Gemini Man

Double the Will Smith can't save this dull action-thriller — nor can its distracting, unconvincing high-tech visuals.
Sarah Ward
October 10, 2019

Overview

Pitting Will Smith against himself, Gemini Man is designed to boggle the mind. Viewers are supposed to stare at the big screen in awe as the former Fresh Prince not only plays a supremely skilled 51-year-old assassin, but — through the wonders of seamless de-ageing CGI — also plays his 23-year-old clone. We're also meant to marvel at the 3D visuals that surround the two Smiths as they go head-to-head, with the movie shot on digital in 4K resolution at 120 frames per second. Technical jargon aside, that means Gemini Man is super-crisp thanks to its vastly increased number of pixels, and it boasts five times the usual images each second, with the camera picking up five times the visible detail as a result.

Sadly, while Ang Lee loves to keep pushing the filmmaking boundaries, especially in a technical sense, he completely misses his target with Gemini Man. It doesn't come close to eliciting the same wonder that Crouching Tiger, Hidden Dragon's astonishing martial arts choreography inspired, or the dropped jaws sparked by his immersive adaptation of Life of Pi either. Instead, in Lee's second successive attempt to make a watchable high frame-rate flick (after 2016's Billy Lynn's Long Halftime Walk), this espionage thriller has the bland appearance of a TV soap opera. At its worst, it resembles absolutely anything screening on television with the motion-smoothing settings left on (aka the default viewing mode on modern screens that Tom Cruise famously asked viewers to switch off when watching Mission: Impossible - Fallout at home). Stacks of cash have been splashed on the most advanced special effects available — techniques that are being hailed as the future of cinema — but the end product really couldn't look cheaper or uglier.
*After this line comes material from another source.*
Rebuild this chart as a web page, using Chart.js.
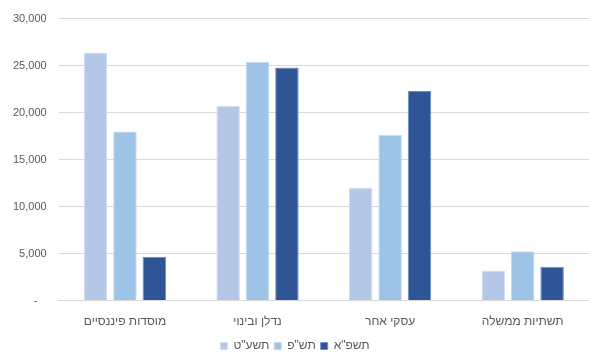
<!DOCTYPE html>
<html>
<head>
<meta charset="utf-8">
<script src="https://cdn.jsdelivr.net/npm/chart.js@4"></script>
<style>
  body { margin: 0; background: #fff; }
  #wrap { width: 589px; height: 353px; }
</style>
</head>
<body>
<div id="wrap"><canvas id="sectorChart" width="589" height="353"></canvas></div>
<script>
const categories = ['מוסדות פיננסיים', 'נדלן ובינוי', 'עסקי אחר', 'תשתיות ממשלה'];
const seriesNames = ['תשע"ט', 'תש"פ', 'תשפ"א'];
const values5779 = [26400, 20700, 12000, 3200];
const values5780 = [18000, 25400, 17650, 5250];
const values5781 = [4650, 24800, 22300, 3600];
const yTicks = [0, 5000, 10000, 15000, 20000, 25000, 30000];

const fills = ['#b4c7e7', '#9dc3e6', '#2f5597'];
const edges = ['#d2dff2', '#c2daf0', '#6f8fc4'];
const allValues = [values5779, values5780, values5781];

const font = "'Liberation Sans', 'DejaVu Sans', sans-serif";
const grey = '#595959';

// keep the legend strip short so the plot gets the room
const legendHeight = {
    id: 'legendHeight',
    beforeInit(chart) {
        const fit = chart.legend.fit;
        chart.legend.fit = function () {
            fit.call(this);
            this.height = 18;
        };
    }
};

const ctx = document.getElementById('sectorChart').getContext('2d');
const sectorChart = new Chart(ctx, {
    type: 'bar',
    data: {
        labels: categories,
        datasets: seriesNames.map((name, i) => ({
            label: name,
            data: allValues[i],
            backgroundColor: fills[i],
            borderColor: edges[i],
            borderWidth: 1,
            barPercentage: 0.8,
            categoryPercentage: 0.665
        }))
    },
    options: {
        responsive: false,
        animation: false,
        layout: { padding: { top: 3, right: 0, left: 1, bottom: 0 } },
        plugins: {
            legend: {
                position: 'bottom',
                labels: {
                    boxWidth: 7,
                    boxHeight: 7,
                    padding: 5,
                    color: grey,
                    font: { family: font, size: 12 }
                }
            },
            tooltip: { enabled: false }
        },
        scales: {
            x: {
                grid: { display: false },
                border: { color: '#d9d9d9' },
                ticks: {
                    color: grey,
                    padding: 6,
                    font: { family: font, size: 12 }
                }
            },
            y: {
                min: 0,
                max: 30000,
                afterBuildTicks: axis => {
                    axis.ticks = yTicks.map(v => ({ value: v }));
                },
                grid: { color: '#d9d9d9', drawTicks: false },
                border: { display: false },
                ticks: {
                    color: grey,
                    padding: 12,
                    font: { family: font, size: 11 },
                    callback: v => v === 0 ? '-   ' : v.toLocaleString('en-US')
                }
            }
        }
    },
    plugins: [legendHeight]
});
</script>
</body>
</html>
In a movie that basically only exists to showcase its apparently cutting-edge hyper-realistic imagery, Gemini Man's visual blah factor has an enormous impact. Lee clearly hopes his high-tech frames will patch over the generic narrative, but they actually emphasise the film's routine flavour. Penned by David Benioff (Game of Thrones), Billy Ray (Overlord) and Darren Lemke (Shazam!), this by-the-numbers affair follows seasoned government-sanctioned sharp-shooter Henry Brogan (Smith) as he packs it all in after a tricky assignment. As soon as he trades in his weapons for retirement, he's tracked down by his youthful doppelgänger (also Smith). A rogue intelligence agency head honcho (Clive Owen) is behind it all; however, as we probably don't need to point out, he isn't the toughest adversary that Brogan must face.

Throw in Mary Elizabeth Winstead as another agent caught up in the chaos, plus Benedict Wong as a kindly pilot helping Brogan hop around the globe, and Gemini Man sits somewhere between every Bourne flick and every 90s action movie involving duplicity and double-crossing. Plot-wise, it truly is that standard; no-budget straight-to-VHS stinkers have demonstrated more narrative ingenuity. A boilerplate story told well can still keep viewers engrossed, though, especially in this genre (see: the excellent John Wick films), but that's not the case here. While cheesy, inane dialogue that spells out every twist is unfortunate enough, the fact that Gemini Man looks like someone has simply used their iPhone to film two Will Smiths who happen to be standing in front of them is grating, disconcerting and distracting. That it also looks like it could be a sequel to Tommy Wiseau's The Room — well, that comparison obviously says plenty.

It's one thing to feel like you could reach out and touch whichever Smith you prefer (the elder Smith deserves that honour, with the actor more comfortable acting his age than chasing his younger glory days). It's another to get bombarded with so much visual data that nothing stands out, including Smith and his digital recreation. In the pursuit of hyper-clarity, Gemini Man lacks anything that resembles movie magic — and while that means there's no blurring or chaotic editing in the film's chase and fight scenes, which are both staged and shot with fluidity, it's all just dull rather than spectacular. You won't sit there wondering "how did they do that?", but rather "why did they do that?". And if you're not getting jiggy with Gemini Man's imagery, then you're not getting jiggy with this empty experiment in stretching the limits of cinema to a place that no one really wants it to go.